Sicily and Africa had close and growing economic ties during the period 1050–1150. The Sicilians imported gold, shipped by caravan across the Sahara to Kairouan (Qayrawan) and Mahdia (al-Mahdiyya), and cloth manufactured of Egyptian and local flax or cotton imported from India and Sicily. Besides this cotton, the Sicilians exported large quantities of wheat, cheese and processed meats. The Greek Orthodox monastery of San Salvatore in Messina was permitted to export its surplus wheat to north Africa in return for wax for its candles.[4] During this time, Africa (i.e., the old Roman province) underwent rapid urbanisation as famines depopulated the countryside and industry shifted from agriculture to manufactures. The depredations of the Banū Hilal and the Banū Sulaym also destroyed many fields and orchards, and forced the population to seek refuge in the towns.[5]

Count Roger I of Sicily (1071–1101) is known to have maintained men in Mahdia to collect export duties, while Roger II (count from 1105, king 1130–1154) twice sent forces against African towns when their rulers defaulted on payments for grain imports. In 1117, when Rafi, governor of Gabès, challenged the trading monopoly of his overlord, Ali ibn Yahyā, emir of Mahdia, he asked Roger for assistance.[d] Rafi was trying to send out a merchant ship from his own port, and Roger responded by sending a small flotilla, which fled when confronted by Mahdian forces. Ali then arrested the Sicilian agents in his town and requested help from his allies, the Almoravids, and Roger pleaded with him to return relations to normal. A low-level naval war of raids and counter-raids ensued between the Normans and the Almoravids into the 1120s.[6] The most serious raid took place against Nicotera in 1122, when women and children were taken captive.[7]

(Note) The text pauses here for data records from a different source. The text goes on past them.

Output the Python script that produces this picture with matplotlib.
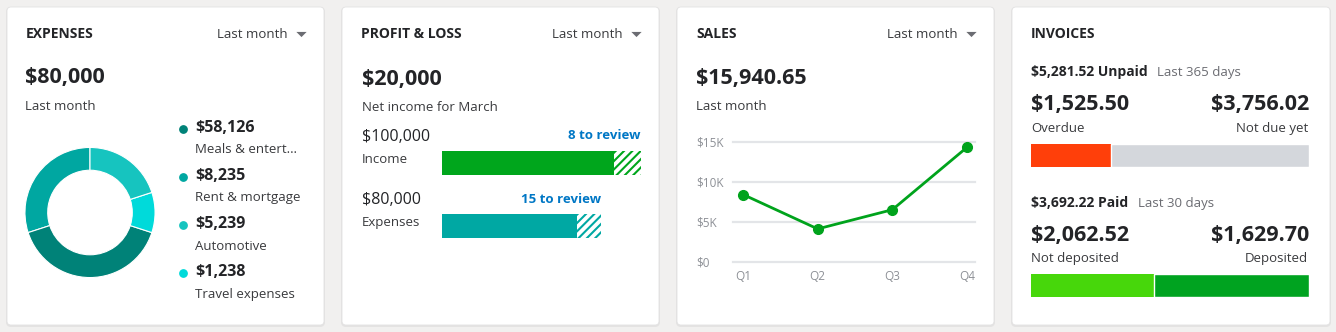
import matplotlib.pyplot as plt
from matplotlib.patches import FancyBboxPatch

plt.rcParams["font.family"] = ["Open Sans", "DejaVu Sans"]
plt.rcParams["hatch.linewidth"] = 1.5

W, H = 1336, 332

# --- data ---
expense_total = "$80,000"
expense_amounts = ["$58,126", "$8,235", "$5,239", "$1,238"]
expense_names = ["Meals & entert…", "Rent & mortgage", "Automotive", "Travel expenses"]
expense_colors = ["#008278", "#00a7a1", "#16c4bf", "#00dada"]
# ring segments, counter-clockwise from 12 o'clock
donut_order = [1, 0, 3, 2]
donut_shares = [30, 40, 10, 20]

pl_net = "$20,000"
pl_labels = ["Income", "Expenses"]
pl_amounts = [100000, 80000]
pl_to_review = [13500, 12000]
pl_review_counts = [8, 15]
pl_colors = ["#00a61c", "#00a8a3"]

sales_total = "$15,940.65"
quarters = ["Q1", "Q2", "Q3", "Q4"]
sales = [8400, 4100, 6500, 14300]
sales_ticks = [0, 5000, 10000, 15000]
sales_tick_labels = ["$0", "$5K", "$10K", "$15K"]

unpaid_total = 5281.52
unpaid_values = [1525.50, 3756.02]
unpaid_labels = ["Overdue", "Not due yet"]
unpaid_colors = ["#ff3f0a", "#d4d7dc"]
paid_total = 3692.22
paid_values = [2062.52, 1629.70]
paid_labels = ["Not deposited", "Deposited"]
paid_bar = [1629.70, 2062.52]
paid_colors = ["#47d70b", "#00a320"]

TEXT = "#393a3d"
STRONG = "#232427"
MUTED = "#6b6c72"
AXIS = "#8d9096"
BLUE = "#0077c5"
GREEN = "#00a31c"
CARET = [(-1, 0.5), (1, 0.5), (0, -0.5), (-1, 0.5)]


def px_axes(fig, x, y, w, h):
    return fig.add_axes([x / W, 1 - (y + h) / H, w / W, h / H])


fig = plt.figure(figsize=(W / 100, H / 100), dpi=100)
fig.patch.set_facecolor("#f1f0ef")
bg = fig.add_axes([0, 0, 1, 1])
bg.set_xlim(0, W)
bg.set_ylim(H, 0)
bg.axis("off")


def txt(x, y, s, size, weight="normal", color=TEXT, ha="left"):
    bg.text(x, y, s, fontsize=size, fontweight=weight, color=color, ha=ha, va="baseline")


def header(x0, x1, title, dropdown=True):
    txt(x0 + 19, 38, title, 10, "bold", color=STRONG)
    if dropdown:
        txt(x1 - 36, 38, "Last month", 9.5, color=TEXT, ha="right")
        bg.scatter([x1 - 23], [33.5], marker=CARET, s=55, color=MUTED, lw=0)


cards = [(7, 324), (342, 659), (677, 994), (1012, 1330)]
for x0, x1 in cards:
    bg.add_patch(FancyBboxPatch((x0 - 1, 7), x1 - x0 + 2, 320, boxstyle="round,pad=0,rounding_size=5",
                                fc="#000000", ec="none", alpha=0.05))
    bg.add_patch(FancyBboxPatch((x0, 7), x1 - x0, 318, boxstyle="round,pad=0,rounding_size=4",
                                fc="white", ec="#e2e2e2", lw=0.6))

# --- expenses ---
header(7, 324, "EXPENSES")
txt(25, 83.5, expense_total, 15.5, "bold", color=STRONG)
txt(25, 110, "Last month", 9.5)
for i, (amount, name, color) in enumerate(zip(expense_amounts, expense_names, expense_colors)):
    y = 131.5 + i * 48.3
    bg.scatter([183], [y - 3], s=28, color=color, zorder=3)
    txt(195, y, amount, 11.5, "bold", color=STRONG)
    txt(195, y + 21.5, name, 9.5)

ax = px_axes(fig, 23, 145.5, 134, 134)
ax.pie(donut_shares, colors=[expense_colors[i] for i in donut_order], startangle=90, counterclock=True,
       radius=1, wedgeprops=dict(width=0.35, edgecolor="white", linewidth=0.8))
ax.set_xlim(-1.03, 1.03)
ax.set_ylim(-1.03, 1.03)

# --- profit & loss ---
header(342, 659, "PROFIT & LOSS")
txt(362, 85, pl_net, 15.5, "bold", color=STRONG)
txt(362, 110.7, "Net income for March", 9.5)
bar_rows = [(140.7, 151), (204.3, 214)]
for (base, bar_top), label, amount, review, count, color in zip(
        bar_rows, pl_labels, pl_amounts, pl_to_review, pl_review_counts, pl_colors):
    txt(362, base, f"${amount:,.0f}", 11.5, color=STRONG)
    txt(362, base + 22, label, 9.5)
    right = 442 + 199 * amount / pl_amounts[0]
    txt(right, base - 1.5, f"{count} to review", 9.5, "bold", color=BLUE, ha="right")
    bax = px_axes(fig, 442, bar_top, 199, 23.5)
    bax.barh(0, amount - review, height=1, color=color, lw=0)
    bax.barh(0, review, left=amount - review, height=1, facecolor="white", edgecolor=color,
             hatch="////", lw=0)
    bax.set_xlim(0, pl_amounts[0])
    bax.set_ylim(-0.5, 0.5)
    bax.axis("off")

# --- sales ---
header(677, 994, "SALES")
txt(696, 84, sales_total, 15.5, "bold", color=STRONG)
txt(696, 110, "Last month", 9.5)
sax = px_axes(fig, 733, 141.7, 242, 120)
sax.plot(range(len(sales)), sales, color=GREEN, lw=2, marker="o", ms=7, zorder=3, clip_on=False)
sax.set_xlim(-0.134, 3.107)
sax.set_ylim(0, 15000)
sax.set_yticks(sales_ticks, sales_tick_labels)
sax.set_xticks(range(len(quarters)), quarters)
sax.tick_params(axis="y", length=0, pad=26.6, labelsize=8.5, labelcolor=AXIS)
sax.tick_params(axis="x", length=0, pad=6, labelsize=8.5, labelcolor=AXIS)
for lbl in sax.get_yticklabels():
    lbl.set_ha("left")
sax.grid(axis="y", color="#e3e5e8", lw=1.6)
for line in sax.get_ygridlines():
    line.set_clip_on(False)
sax.set_axisbelow(True)
for spine in sax.spines.values():
    spine.set_visible(False)
sax.patch.set_alpha(0)

# --- invoices ---
header(1012, 1330, "INVOICES", dropdown=False)
sections = [
    (76, 110, 144, unpaid_total, "Unpaid", "Last 365 days", 1156.7, unpaid_values, unpaid_labels,
     unpaid_values, unpaid_colors),
    (206.7, 240.7, 274, paid_total, "Paid", "Last 30 days", 1138.3, paid_values, paid_labels,
     paid_bar, paid_colors),
]
for head_y, num_y, bar_top, total, kind, period, period_x, values, labels, bar, colors in sections:
    txt(1031, head_y, f"${total:,.2f} {kind}", 10, "bold", color=STRONG)
    txt(period_x, head_y, period, 9.5, color=MUTED)
    txt(1031, num_y, f"${values[0]:,.2f}", 15.5, "bold", color=STRONG)
    txt(1309, num_y, f"${values[1]:,.2f}", 15.5, "bold", color=STRONG, ha="right")
    txt(1031, num_y + 21.7, labels[0], 9.5)
    txt(1308, num_y + 21.7, labels[1], 9.5, ha="right")
    iax = px_axes(fig, 1031, bar_top, 278, 22.5)
    iax.barh(0, bar[0], height=1, color=colors[0], lw=0)
    iax.barh(0, bar[1], left=bar[0], height=1, color=colors[1], edgecolor="white", lw=1)
    iax.set_xlim(0, sum(bar))
    iax.set_ylim(-0.5, 0.5)
    iax.axis("off")

fig.savefig("out.png", dpi=100, facecolor=fig.get_facecolor())
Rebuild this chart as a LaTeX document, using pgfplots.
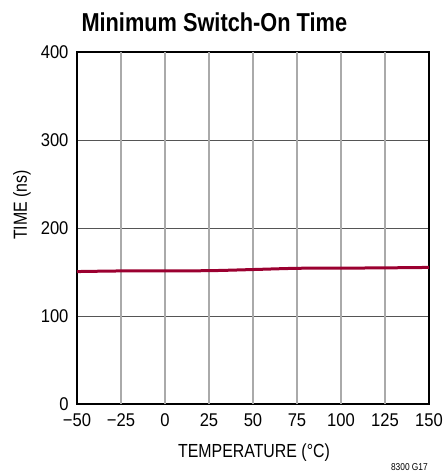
\documentclass[border=0pt]{standalone}
\usepackage{fontspec}
\setmainfont{Liberation Sans}[FakeStretch=0.84]
\newfontfamily\tickfont{Liberation Sans}[FakeStretch=0.9]
\usepackage{pgfplots}
\pgfplotsset{compat=1.18}
\definecolor{curve}{HTML}{9B0030}
\definecolor{vgrid}{HTML}{AAAAAA}
\definecolor{hgrid}{HTML}{555555}
\begin{document}
\begin{tikzpicture}
\begin{axis}[
  scale only axis, width=352bp, height=352bp,
  xmin=-50, xmax=150, ymin=0, ymax=400,
  xtick={-50,-25,0,25,50,75,100,125,150},
  xticklabels={−50,−25,0,25,50,75,100,125,150},
  ytick={0,100,200,300,400},
  yticklabels={0,100,200,300,400},
  tick style={draw=none},
  xtick style={draw=none}, ytick style={draw=none},
  axis line style={line width=1.3bp, black},
  extra x ticks={-25,0,25,50,75,100,125},
  extra x tick labels={},
  extra x tick style={grid=major, major grid style={vgrid, line width=1.4bp}},
  ymajorgrids, major grid style={hgrid, line width=0.7bp},
  ticklabel style={font=\tickfont\fontsize{18.5}{18.5}\selectfont},
  yticklabel style={xshift=-5bp},
  xticklabel style={yshift=-6bp},
]
\addplot[curve, line width=3bp, smooth] coordinates {
(-50,150.5) (-25,151.2) (0,151.4) (25,151.5) (50,152.8) (75,154.2) (100,154.4) (125,154.7) (150,155.2)
};
\end{axis}
\node[anchor=base west, font=\bfseries\fontsize{26}{26}\selectfont] at (1bp,372bp) {Minimum Switch-On Time};
\node[anchor=base, font=\fontsize{19}{19}\selectfont] at (177bp,-53bp) {TEMPERATURE (°C)};
\node[anchor=base, rotate=90, font=\fontsize{19}{19}\selectfont] at (-50bp,199bp) {TIME (ns)};
\node[anchor=base east, font=\fontsize{10}{10}\selectfont, inner sep=0pt] at (351bp,-66bp) {8300 G17};
\useasboundingbox (-77bp,-68bp) rectangle (363bp,404bp);
\end{tikzpicture}
\end{document}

In 1135 Roger II made his first permanent conquest (if Pantelleria in 1123 is not counted African).[2] The isle of Djerba, which, according to Arabic sources, "acknowledged no sultan" and was a den of pirates, was captured by Roger, who carried off many of its inhabitants.[8] Sicilian Muslims participated in the conquest of Djerba, but it is unknown what happened to the ancient Jewish community on the island, which was still there (or re-established) in the early thirteenth century. Djerba gave Roger a base from which to exert more influence over Mahdia, which, unable to pay for its grain, was forced to become a protectorate of Sicily by 1142. Its foreign affairs fell to Roger, who forbade alliances with other Muslim states inimical to Sicily, and probably received its customs revenues in lieu of payment for the grain needed to feed it. Roger also had a right to seize any city rebelling against the lordship of the emir of Mahdia. The emir himself, Al-Hasan ibn Ali, whom Ali ibn al-Athīr calls the "prince of Africa", was personally indebted to the Sicilian fisc, quite possibly as a result of his luxurious tastes.[8] One Arabic chronicler noted how "the accursed one [the king of Sicily] imposed the toughest conditions, and he [the emir] had to accept them, and he offered him obedience so that to all intents he became a mere ‘āmil [governor] for Roger".[9]

Religiosity

Two Latin chronicles, Robert of Torigny's Chronica and the anonymous continuation of Sigebert of Gembloux's Chronica, are the only sources to assign religious motives to Roger's conquest of Africa, coming as it did at the same time as the Second Crusade and the Wendish Crusade. Roger is not known to have received any papal approval for his African venture. The Arabic sources do, however, refer to his army as being recruited from all around Christendom, an assertion which may be more hyperbole than fact. Ibn Idhari says that Roger "called to arms the people of every Latin country".[10] One non-Italian knight, Richard de Lingèvres, did participate in the capture of Tripoli and was rewarded with land in Apulia. He is perhaps the same person as Count Richard of Andria.

Ambition

There is evidence that at least some of Roger's contemporaries, mostly his enemies, saw his conquests in Africa as usurpations. Gervase of Tilbury, in a suspect passage of his Otia imperialia, implies that the Emperor Frederick I, who regarded Roger as a usurper in southern Italy, was upset by his extending his power into the old Roman province of Africa.[e] And according to the Erfurt chronicles, at the Diet of Merseburg in 1135, a delegation from the Republic of Venice complained to the Emperor Lothair III that Roger had seized Africa, "one third of the world", from the king of Gretia (Greece). This garbled report completely detaches Roger's actions from the interreligious context by making the victim of his predations a Christian ruler. The Venetians' primary concern was Roger's ambition.[12][f]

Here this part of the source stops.